I believe the workplace still has a long way to go to improve the mental health of its employees. I had a bad spell at my previous job too and even got offered a chance to go on sick leave when I went to the doctors’. However, I felt I would let the team down as they were already struggling for numbers.
It would be nice to rest my mind for a bit now but I’m in that same boat again. There’s a lot of expectation and pressure to turn up. The place is built like a house of cards, one person doesn’t show and the whole system crashes. Having less weight on my shoulders would be ideal but just being able to talk about what’s happening in my head would give me more reassurance.
This is why the Not A Red Card campaign is something I adore. Organised by Legal & General, it’s trying to make mental health discussions more acceptable in the workplace from both the perspective of the employer and employee. It also highlights some possible signs of poor mental health to be aware of amongst fellow colleagues, while the sporting aspect is something I relate to as well.
You can find out more about the Not A Red Card campaign at legalandgeneral.com/not-a-red-card or follow their updates on Twitter: @NotARedCard. The more well-known this campaign becomes, the better. By just sharing their posts, it will go a long way in helping people feel more comfortable discussing their mental health at work. Hopefully it can become a staple part of future workplace inductions alongside heavy-lifting training sessions and preventing repetitive strain injury.

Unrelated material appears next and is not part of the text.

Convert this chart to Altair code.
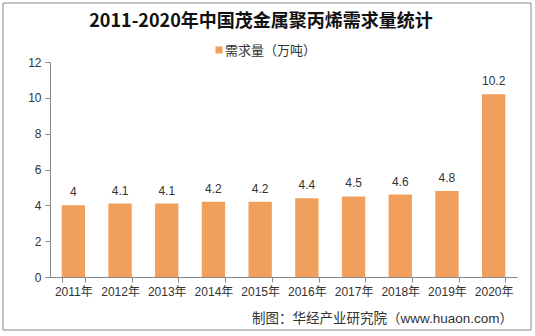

According to Legal & General, 78% of people don’t feel comfortable discussing their mental health with their manager. I would count myself in that group. It’s like an alien topic. Even mentioning my blog doesn’t appeal to me.
I always seek out the writing of others when I feel down as the relatability allows me to feel less invisible and alone. I figured I’d write my thoughts down on here to offer the same outlet in return.
Knowing that there are others out there in the same hole as me inspires me to be braver. I’m going to try my best to be more open and honest about my bad spells at work. Whether my situation will improve or not, I’m not sure. But I’ll feel less guilty about being miserable and hopefully my colleagues will understand that it’s not my personality on show, it’s my struggles.